3 / Mostly harvested exotic forest
We collaborated with Dr Evison to devise a planting programme that would fill the gap in our carbon accounts while allowing harvests of pine. The way to avoid periodic deficits in carbon accounts after harvesting is to spread the planting over the average period of a commercial crop rotation (about 27-29 years).
Gradually increasing planting from 20,000 to 90,000 ha/year over 29 years on a total of 1.6 million ha of land, with 75 percent of the area pruned, periodically harvested and replanted, and 25 percent transitioned to native forest and never harvested, would cost about $3.2 billion over 29 years.
However large financial returns from NZ carbon credits and harvesting would make this the most financially valuable option so far considered. Our area of exotic plantation would almost double, becoming just over 12 percent of our land area, but 1.6 percent of the national land area occupied by exotic species would ultimately be transitioned to native forest.
4 / Improved pest control in our existing native forest and extended rotations in existing plantations
Committing to net greenhouse gas neutrality by 2050 is very different from previous climate change commitments involving a reference year, such as 1990 or 2005, because carbon sequestration in forests existing prior to reference years did not earn NZ carbon credits.
Greenhouse gas neutrality involves no past reference year and so changing the way we manage our existing 6.5 million ha of native forest and 1.7 million ha of exotic plantation forest might improve our carbon accounts.
Increasing rotation ages by one year in our plantations, for instance, might add over 30 million tonnes of CO2-e to their long-term average carbon storage. Current carbon credit prices provide plenty of incentive to add years to rotations.
Pest management in some types of native forest will protect them and increase carbon storage, and because the areas of these forests are vast, this may help fill our carbon account gap and could pay for more pest control. We need experiments and permanent sample plots in native forests accompanied by remote sensing, and more biomass assays of native species, to quantify this.
Some urban myths about radiata pine forests need to be countered, such as:
a) they are responsible for most wilding outbreaks (they are not);
b) they so acidify the soil that nothing will grow under them (untrue); and
c) they are always devoid of biodiversity (they aren’t).

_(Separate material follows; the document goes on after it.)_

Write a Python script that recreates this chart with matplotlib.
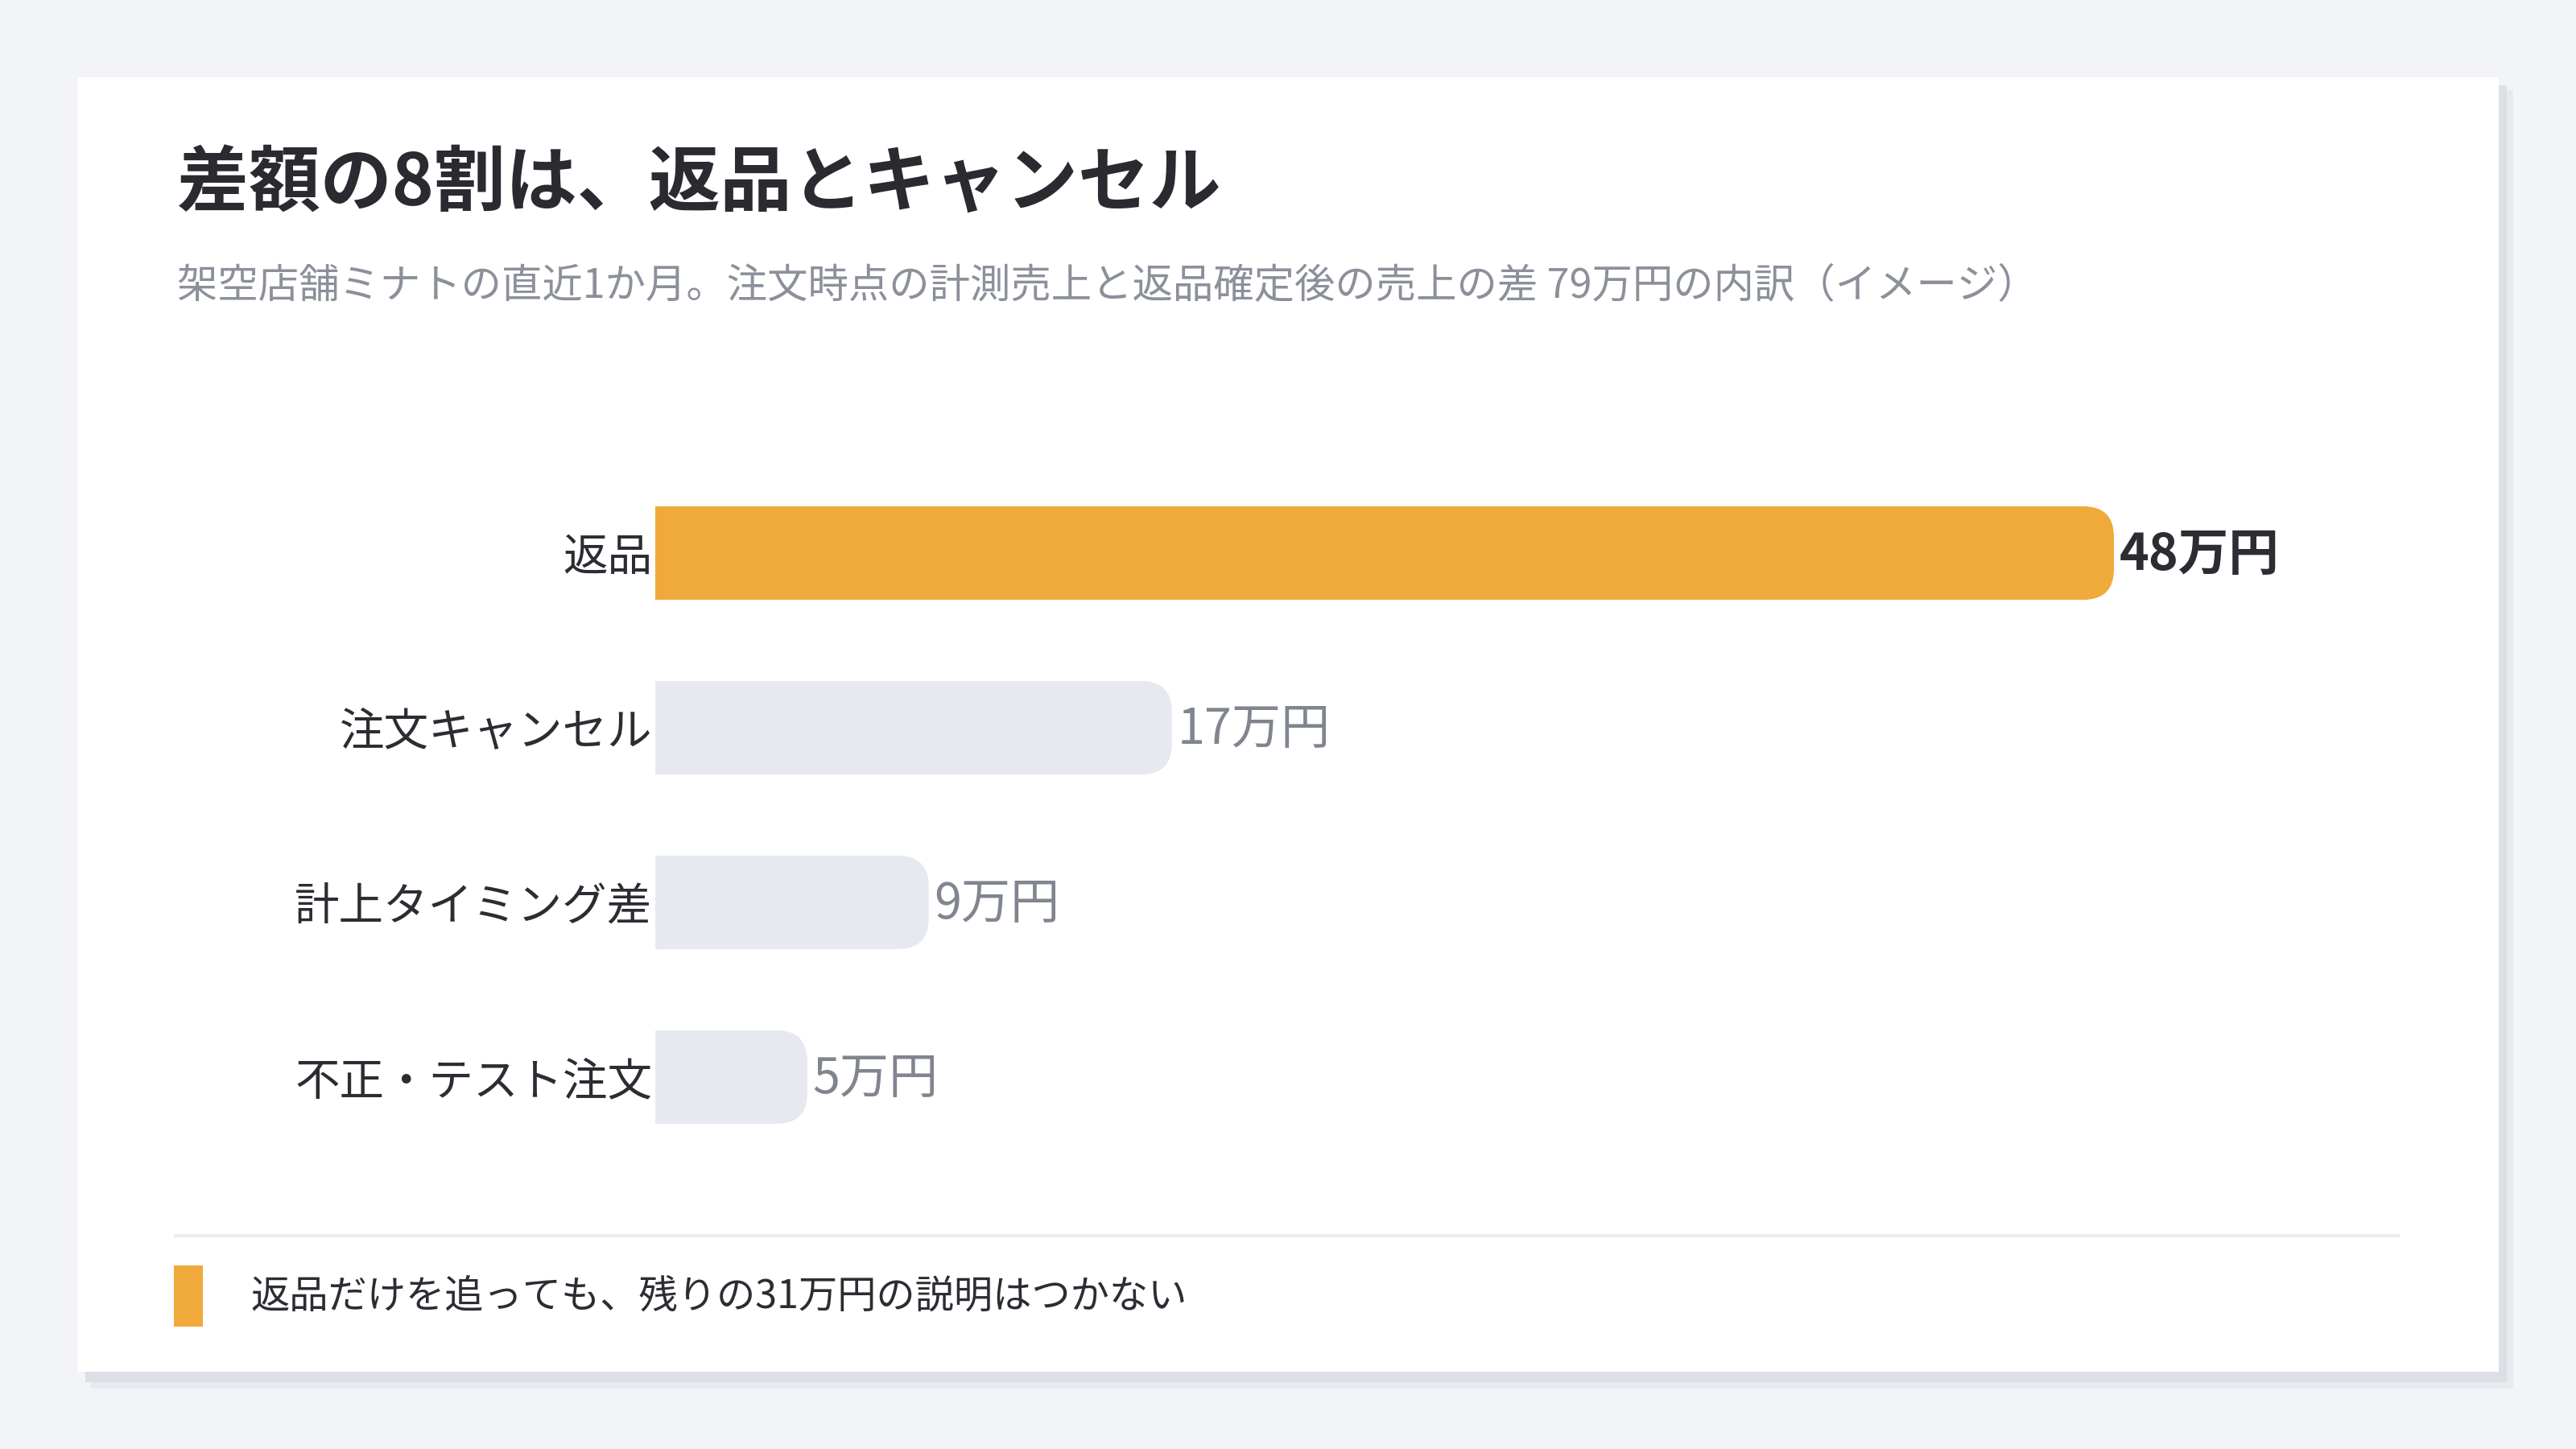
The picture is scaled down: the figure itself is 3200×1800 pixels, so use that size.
import matplotlib
matplotlib.use("Agg")
import matplotlib.pyplot as plt
from matplotlib.patches import Rectangle, FancyBboxPatch

plt.rcParams['font.family'] = ['Noto Sans CJK JP', 'DejaVu Sans']

# データ
categories = ['返品', '注文キャンセル', '計上タイミング差', '不正・テスト注文']
values = [48, 17, 9, 5]
value_labels = ['48万円', '17万円', '9万円', '5万円']
highlight = [True, False, False, False]

title = '差額の8割は、返品とキャンセル'
subtitle = '架空店舗ミナトの直近1か月。注文時点の計測売上と返品確定後の売上の差 79万円の内訳（イメージ）'
note = '返品だけを追っても、残りの31万円の説明はつかない'

ORANGE = '#F0A93B'
GRAY_BAR = '#E6E9F0'
DARK = '#2B2D33'
MUTED = '#80858F'

W, H = 3200, 1800
fig = plt.figure(figsize=(16, 9), dpi=200)
fig.patch.set_facecolor('#F3F4F8')

# 背景とカード (ピクセル座標)
bg = fig.add_axes([0, 0, 1, 1], zorder=0)
bg.set_xlim(0, W)
bg.set_ylim(H, 0)
bg.axis('off')
bg.add_patch(Rectangle((112, 112), 3010, 1613, facecolor='#E8EAEE', edgecolor='none'))
bg.add_patch(Rectangle((106, 106), 3008, 1611, facecolor='#DCDFE5', edgecolor='none'))
bg.add_patch(Rectangle((96, 96), 3008, 1608, facecolor='white', edgecolor='none'))

bg.text(220, 230, title, fontsize=32, fontweight='bold', color='#2A2B30', va='center', ha='left')
bg.text(220, 356, subtitle, fontsize=18.15, color='#8B909A', va='center', ha='left')

bg.plot([216, 2981], [1535, 1535], color='#E9ECF1', linewidth=1.5, solid_capstyle='butt')
bg.add_patch(Rectangle((216, 1572), 36, 76, facecolor=ORANGE, edgecolor='none'))
bg.text(311, 1611, note, fontsize=17.4, color=DARK, va='center', ha='left')

# 棒グラフ
ax_l, ax_r = 814, 2626
ax_t, ax_b = 578.5, 1446.5
ax = fig.add_axes([ax_l / W, 1 - ax_b / H, (ax_r - ax_l) / W, (ax_b - ax_t) / H], zorder=1)
ax.patch.set_alpha(0)
ax.set_xlim(0, max(values))
ax.set_ylim(len(values) - 0.5, -0.5)
for s in ax.spines.values():
    s.set_visible(False)
ax.set_xticks([])

bar_h = 0.535
radius_px = 38
rx = radius_px / ((ax_r - ax_l) / max(values))
ry = radius_px / ((ax_b - ax_t) / len(values))

for i, (v, hl) in enumerate(zip(values, highlight)):
    color = ORANGE if hl else GRAY_BAR
    # 左端は軸でクリップして角を落とさない
    p = FancyBboxPatch((-rx, i - bar_h / 2), v + rx, bar_h,
                       boxstyle=f'round,pad=0,rounding_size={rx}',
                       mutation_aspect=ry / rx,
                       facecolor=color, edgecolor='none')
    ax.add_patch(p)
    ax.annotate(value_labels[i], (v, i), xytext=(2.5, -1), textcoords='offset points',
                va='center', ha='left', fontsize=22.5 if hl else 22,
                fontweight='bold' if hl else 'normal',
                color=DARK if hl else MUTED, annotation_clip=False)

ax.set_yticks(range(len(categories)), labels=categories)
ax.tick_params(axis='y', length=0, pad=1.4, labelsize=20, labelcolor=DARK)

fig.savefig('out.png', dpi=200, facecolor=fig.get_facecolor())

Dangerous global heating, is already deadly and causing significant damage. In 2021 the world has now warmed by 1.2 degrees above pre-industrial temperatures of 1850. It remains to be seen if the world can limit global temperature increase to 1.5 or even 2 degrees, but in Aotearoa we can reach greenhouse gas neutrality by 2050 by working strategically together.
Forestry has an essential role to play, and we must consider the alternatives outlined here and make the right choices. The way in which we use forests to reach our goal is up to you as a citizen, influencing government policy, along with owners of the land where forests might grow and store carbon.